A third presence in this set is playwright Sam Shepard. The sandy, long-haired Shepard, already a rising star, is clearly enjoying the experience, seated in one photo, with Smith, in a timeless bohemian interior.
Contrast, if not composition, is the main feature of the Radio Ethiopia shoot. These photos, one of which was used on the album cover, have a spare and cursory flash snap quality recalling journalistic crime scene photos, or Helmut Newton without misogynist frisson. In “Patti with pipe” (1976), Smith sits splayed in an oriental floor-length dress, holding a fishtail pipe as if holding her breath.

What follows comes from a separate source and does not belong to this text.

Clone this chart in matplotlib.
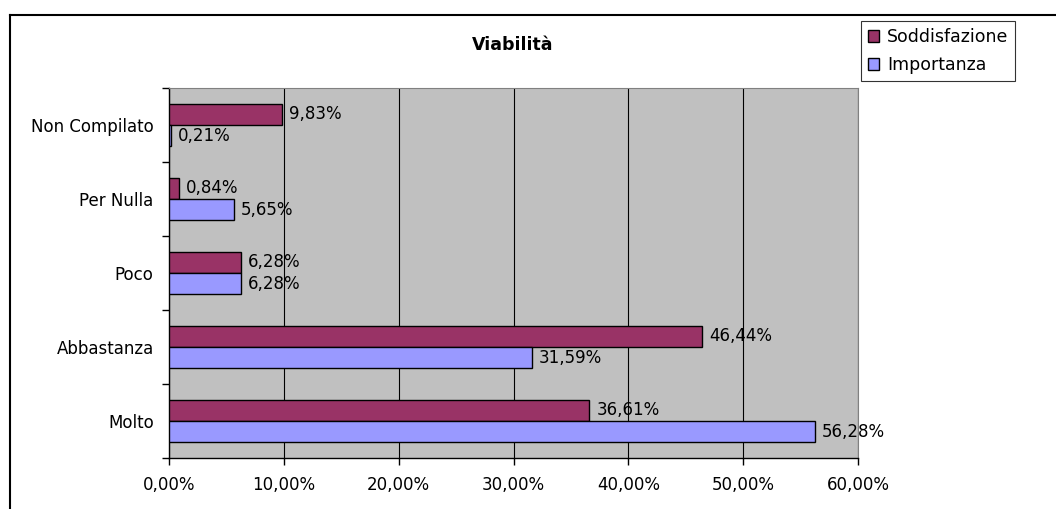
import matplotlib
matplotlib.use("Agg")
import matplotlib.pyplot as plt
import numpy as np
from matplotlib.lines import Line2D

plt.rcParams['font.family'] = ['DejaVu Sans']

categories = ["Molto", "Abbastanza", "Poco", "Per Nulla", "Non Compilato"]
soddisfazione = [36.61, 46.44, 6.28, 0.84, 9.83]
importanza = [56.28, 31.59, 6.28, 5.65, 0.21]
series_names = ["Soddisfazione", "Importanza"]
colors = ["#993366", "#9999FF"]
xticks = [0, 10, 20, 30, 40, 50, 60]

FS = 12

fig = plt.figure(figsize=(10.56, 5.09), dpi=100)
ax = fig.add_axes([169/1056, 1-458/509, (858-169)/1056, (458-88)/509])
ax.set_facecolor("#C0C0C0")

y = np.arange(len(categories))
h = 0.284
b1 = ax.barh(y + h/2, soddisfazione, height=h, color=colors[0], edgecolor="black", linewidth=1.0, label=series_names[0], zorder=3)
b2 = ax.barh(y - h/2, importanza, height=h, color=colors[1], edgecolor="black", linewidth=1.0, label=series_names[1], zorder=3)

def fmt(v):
    return ("%.2f" % v).replace(".", ",") + "%"

for bars, vals in ((b1, soddisfazione), (b2, importanza)):
    for rect, v in zip(bars, vals):
        ax.annotate(fmt(v), (v, rect.get_y() + rect.get_height()/2), xytext=(5, 0),
                    textcoords="offset points", va="center", ha="left", fontsize=FS, zorder=4)

ax.set_xlim(0, 60)
ax.set_ylim(-0.5, len(categories) - 0.5)
ax.set_xticks(xticks)
ax.set_xticklabels([("%.2f" % t).replace(".", ",") + "%" for t in xticks], fontsize=FS)
ax.set_yticks(y)
ax.set_yticklabels(categories, fontsize=FS)
ax.tick_params(axis="y", which="major", length=0, pad=11)
ax.set_yticks(np.arange(len(categories) + 1) - 0.5, minor=True)
ax.tick_params(axis="y", which="minor", length=5, width=1, direction="out")
ax.tick_params(axis="x", which="major", length=5, width=1, direction="out", pad=8)
ax.xaxis.grid(True, color="black", linewidth=0.8, zorder=1)
ax.set_axisbelow(True)
for s in ("top", "right"):
    ax.spines[s].set_color("#808080")
for s in ("left", "bottom"):
    ax.spines[s].set_color("black")
    ax.spines[s].set_linewidth(1.0)

fig.text(513/1056, 1-45/509, "Viabilità", ha="center", va="center", fontsize=12.5, fontweight="bold")

handles = [plt.Rectangle((0, 0), 1, 1, facecolor=c, edgecolor="black", linewidth=1.0) for c in colors]
leg = fig.legend(handles, series_names, loc="upper left", bbox_to_anchor=(861/1056, 1-21/509),
                 frameon=True, fancybox=False, fontsize=12.5, handlelength=0.65, handleheight=0.65,
                 handletextpad=0.45, borderpad=0.4, labelspacing=0.6, borderaxespad=0)
leg.get_frame().set_edgecolor("black")
leg.get_frame().set_linewidth(0.8)

fig.add_artist(Line2D([10/1056, 10/1056], [0, 1-15/509], transform=fig.transFigure, color="black", linewidth=1.5))
fig.add_artist(Line2D([10/1056, 1], [1-15/509, 1-15/509], transform=fig.transFigure, color="black", linewidth=1.5))

fig.savefig("out.png", dpi=100)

Perhaps it’s fitting that these photos are black and white, to capture vanished shades. Mapplethorpe died at 42 in 1989; keyboard player Richard Sohl at 37 in 1990. Smith made a passage of a different sort in 1975, with the release of “Horses,” into the parallel universe of celebrity. Linn says that these photographs have taken on qualities she didn’t imagine at the time. For her, they represent memories of good days, and happy friends loving life. Before the meteors and fame befell.